Both are contemporaries and documentary filmmakers, yes...
However, for Broomfield, the subject is not the purpose of the documentary: it's of a captured experience: Broomfield's process in making the movie (or the movie falling apart).
Morris, on the other hand, acts as the discoverer of amazing oral stories, giving them a prior shave and a good hair cut, and documents the most vivid telling of that story by the various personalities involved.
The significant contrast lies in their play with the subjective and the objective.
Broomfield maintains himself as an active character in the unfolding of his films, sometimes portraying the dead-ends and failures of the work itself (financial backers leaving due to controversy, inability to arrange an interview with the central subjects of the film, etc)...
Whereas Morris literally fused his face into the camera lens, with a contraption he calls the Interrotron, attempting to create a heightened energy from the subjects during filming: Morris's face simply acts as a surrogate for all the faces, for all the eyes of any spectator — and it shows: the quality of revelation from each subject is so overflowing and passionate, with a richness that expands the existing art form, it's obvious Morris struck gold with this technique.
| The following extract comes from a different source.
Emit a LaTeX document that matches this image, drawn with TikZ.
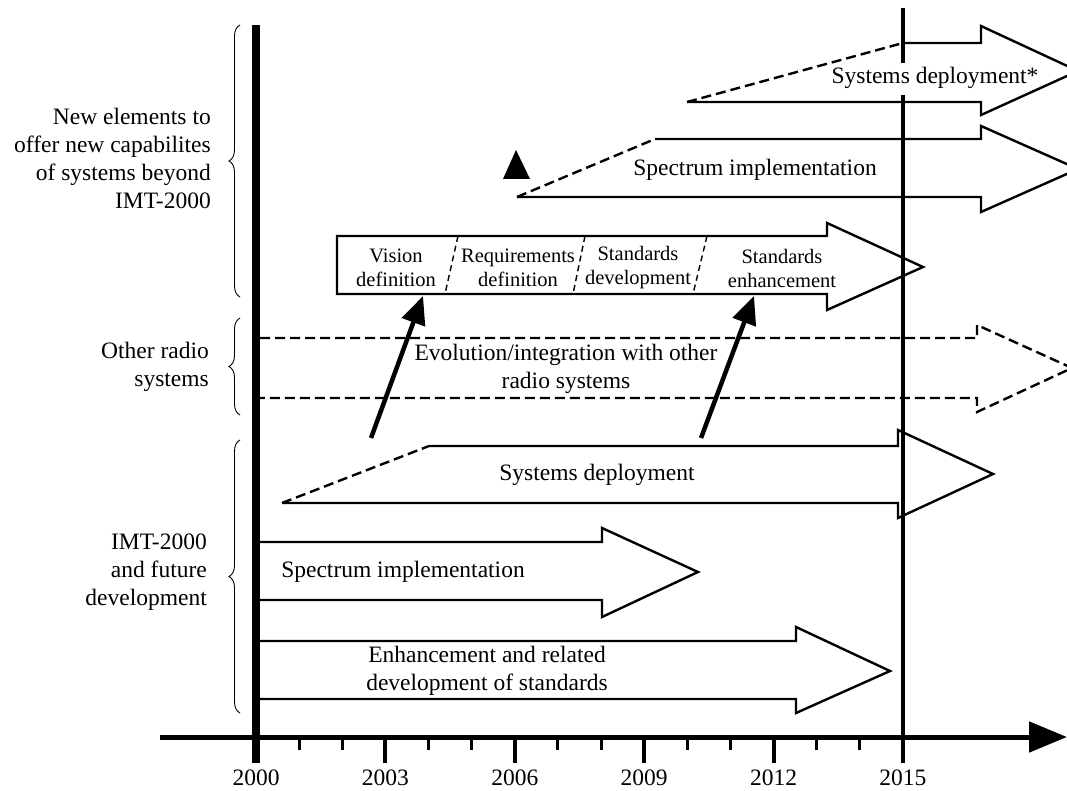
\documentclass[tikz,border=0pt]{standalone}
\usepackage{fontspec}
\setmainfont{Liberation Serif}
\usepackage{tikz}
\usetikzlibrary{arrows.meta,decorations.pathreplacing}

\begin{document}
\begin{tikzpicture}[x=1pt,y=-1pt,
    txt/.style={font=\fontsize{23.5}{28}\selectfont,align=center,inner sep=0pt},
    boxtxt/.style={font=\fontsize{20.5}{24}\selectfont,align=center,inner sep=0pt},
    outline/.style={line width=2.4pt,line join=miter},
    dashline/.style={line width=2.4pt,dash pattern=on 10pt off 5pt},
    sepline/.style={line width=1.4pt,dash pattern=on 6pt off 4pt},
    grp/.style={decorate,decoration={brace,amplitude=11pt},line width=0.9pt},
    link/.style={line width=4.5pt,-{Triangle[length=28pt,width=24pt]}}]
\useasboundingbox (0,0) rectangle (1067,791);
                % groups on the left
                \draw[grp] (240,297) -- (240,25);
                \draw[grp] (240,415) -- (240,318);
                \draw[grp] (240,713) -- (240,440);
                \node[txt,anchor=east,align=right] (grp-new) at (211,158) {New elements to\\offer new capabilites\\of systems beyond\\IMT-2000};
                \node[txt,anchor=east,align=right] (grp-radio) at (209,367) {Other radio\\systems};
                \node[txt,anchor=east,align=right] (grp-imt) at (207,572) {IMT-2000\\and future\\development};
                % beyond IMT-2000
                \draw[dashline] (687,102) -- (903,43);
                \draw[outline] (903,43) -- (981,43) -- (981,26) -- (1078,71) -- (981,115) -- (981,102) -- (687,102);
                \node[txt] (sd-star) at (935,78) {Systems deployment*};
                \draw[dashline] (517,197) -- (655,139);
                \draw[outline] (655,139) -- (981,139) -- (981,126) -- (1078,169) -- (981,212) -- (981,197) -- (517,197);
                \node[txt] (spec-new) at (755,170) {Spectrum implementation};
                \fill (516,150) -- (503,179) -- (530,179) -- cycle;
                \draw[outline] (337,236) -- (827,236) -- (827,223) -- (923,267) -- (827,310) -- (827,294) -- (337,294) -- cycle;
                \draw[sepline] (458,236) -- (445,294);
                \draw[sepline] (585,236) -- (573,294);
                \draw[sepline] (707,236) -- (693,294);
                \node[boxtxt] (vision) at (396,268) {Vision\\definition};
                \node[boxtxt] (req) at (518,268) {Requirements\\definition};
                \node[boxtxt] (std-dev) at (638,268) {Standards\\development};
                \node[boxtxt] (std-enh) at (782,268) {Standards\\enhancement};
                % other radio systems
                \draw[dashline] (260,338) -- (977,338) -- (977,325) -- (1072,368) -- (977,412) -- (977,398) -- (260,398);
                \node[txt] (evo) at (566,369) {Evolution/integration with other\\radio systems};
                % IMT-2000
                \draw[dashline] (282,503) -- (429,446);
                \draw[outline] (429,446) -- (898,446) -- (898,430) -- (993,474) -- (898,518) -- (898,503) -- (282,503);
                \node[txt] (sd) at (597,475) {Systems deployment};
                \draw[outline] (260,542) -- (602,542) -- (602,528) -- (698,572) -- (602,617) -- (602,600) -- (260,600);
                \node[txt] (spec) at (403,572) {Spectrum implementation};
                \draw[outline] (260,641) -- (796,641) -- (796,627) -- (890,671) -- (796,713) -- (796,699) -- (260,699);
                \node[txt] (enh) at (487,671) {Enhancement and related\\development of standards};
                % links
                \coordinate (sd-a) at (371,438);
                \coordinate (sd-b) at (701,438);
                \coordinate (vis-in) at (423,296);
                \coordinate (enh-in) at (754,296);
                \draw[link] (sd-a) -- (vis-in);
                \draw[link] (sd-b) -- (enh-in);
                % time axis
                \draw[line width=8pt] (256,25) -- (256,763);
                \draw[line width=4.5pt] (903,8) -- (903,63);
                \draw[line width=4.5pt] (903,95) -- (903,763);
                \draw[line width=5pt,-{Triangle[length=38pt,width=30pt]}] (160,737) -- (1067,737);
                \foreach \k in {1,2,4,5,7,8,10,11,13,14}
                    \draw[line width=3pt] (256+43.13*\k,737) -- (256+43.13*\k,750);
                \foreach \k in {3,6,9,12}
                    \draw[line width=4pt] (256+43.13*\k,737) -- (256+43.13*\k,763);
                \foreach \k/\yr in {0/2000,3/2003,6/2006,9/2009,12/2012,15/2015}
                    \node[txt] (y\yr) at (256+43.13*\k,778) {\yr};
\end{tikzpicture}
\end{document}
Yet Broomfield will meet his subjects for the first time with the camera rolling, catching them awkwardly off-guard, as he first enters into the room.
Of their respective filmographies, Fast, Cheap, and Out of Control (1993), by Morris, and Fetishes (1996), by Broomfield, struck me as my favorite.
These two movies also are about as vivid and distinct as they get for the filmmakers.
However, they have some stuff in common: both remain grounded in the nature of the fringe pop Western tabloid article; both are fascinated with the culture of the Grand Colonizers (America + Britain); both unlock a macro universal resonance by focusing on the micro.
One is clean, one is dirty.
One shares his thoughts to you like a friend, the other startles you with unexpected off-camera remarks.
The polarity between these two filmmaker's styles, while still maintaining a sense of harmony in their shared objectives, is another example of cinema's versatility; of how slippery ideas like "reality" "truth" and "perspective" are, especially when delivered in the medium whose substance is the fragmentation, fixation, & rearrangement of reality itself.